Pelosi favors that version though she said a final decision hadn’t been made. In the Senate, Majority Leader Harry Reid is weighing whether to include some version of a public plan as he works to merge the Finance bill with a more liberal version approved by the Health, Education, Labor and Pensions Committee.
Because of opposition from moderate Senate Democrats, any public plan Reid does include would likely be some type of compromise, such as leaving the decision on a public plan to states, or offering public coverage only as a backstop in areas where one insurer has a lock on the market — the approach favored by moderate Sen. Olympia Snowe, who has considerable leverage as the lone GOP vote in favor of the health care bill in the Finance Committee.
Pelosi didn’t rule out or in supporting any such compromise but said that when the House and Senate meet for negotiations on their respective health care bills, she wants the House to have passed the strongest public plan version possible.
“I want to send our conferees to the table with the most muscle for the middle class,” she said.
A spokesman for an industry group, America’s Health Insurance Plans, didn’t immediately respond to a request for response to Pelosi’s comments. The insurance industry and other business groups contend a public plan could drive private insurers out of business because they wouldn’t be able to compete with the weight of the federal government.
Negotiations were continuing in the House and Senate with the aim of beginning floor debate in each chamber within weeks, though likely not this month.
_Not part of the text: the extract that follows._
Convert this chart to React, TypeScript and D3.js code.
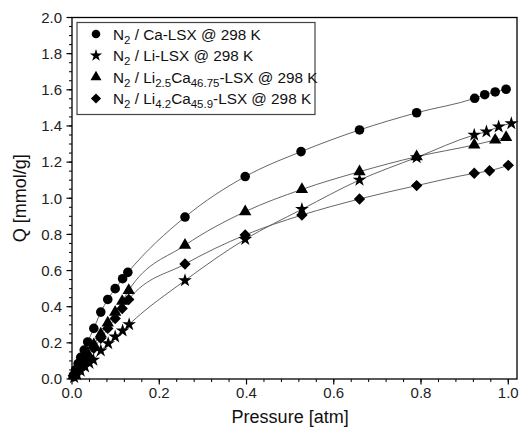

Obama wants to sign a bill this year. Overall, the legislation would carry a price tag around $900 billion over 10 years, require most people for the first time to purchase insurance, provide subsidies to help lower-income people do so, and put new requirements on insurance companies to prevent them from charging much more to older people or denying coverage to people with pre-existing conditions.
The House and Senate would also have to reconcile the very different methods the two chambers use to pay for their health bills. The House legislation would raise taxes on high earners, whereas the Senate Finance bill would tax high-value health insurance plans.
Labor unions strongly oppose the insurance plan tax, fearing it would hit their members. The No. 2 Senate Democrat, Dick Durbin of Illinois, said Wednesday that he had similar concerns and that the bill probably will be changed to tax fewer high-cost health plans.
“Of course, that will cost money,” Durbin said, adding that he did not know where it would come from.